The basic deal is that the WM can't work for any random thing app
authors want to do. What we need are a set of fixed ways that apps can
be designed from a high level. Meaning, if you look at kinds of window
(palettes, dialogs, documents, etc.) and how those window kinds relate,
app authors can't make this up. There has to be a fixed list of ways
apps can be done. Otherwise the WM can't figure out what to do, it can
only punt to the user to write their own WM extensions or something.
There's a Microsoft page that's sort of similar, defining "archetypes"
for applications:
http://msdn.microsoft.com/library/default.asp?url=/library/en-us/dnaero/html/apparchetypes.asp
On the Mac for example, each type of window has specific behaviors.

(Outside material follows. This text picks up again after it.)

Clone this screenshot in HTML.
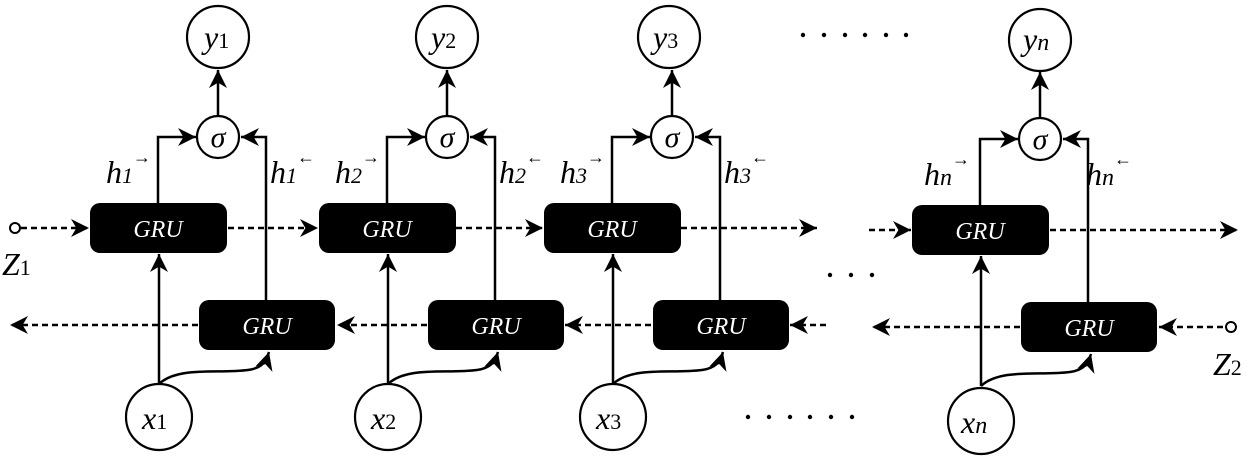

Palette windows don't get focus on click, and iirc vanish when their app
is not focused.
In the EWMH spec we already have far more window types than there are in
the Mac or Aqua HIGs, but the definition of the window types is a bit
too loose.
So what we really need is to write a document that has diagrams of a
"correct" app in each major archetype or pattern, and defines the EWMH
window types and expected behaviors for the window manager for these.
Then we have a framework to fix the problem, because we can say "the
GIMP is trying for app archetype Foo and has to change in XYZ ways to
implement it properly" and then we can say "the WM is handling archetype
Foo incorrectly in XYZ ways" and we can fix the WM.
The obvious archetype to start with is the basic "office" archetype most
word processors use. This one probably won't work well for GIMP though,
so one question is what _would_ work well for GIMP. Once we know that we
can figure out how to translate it to EWMH and implement it in the WM.
Personally I don't think it's possible to get this right by bottom-up
arguing about how to tweak the GIMP. We need to start with the global
view of _all_ the major ways to organize an application and its windows.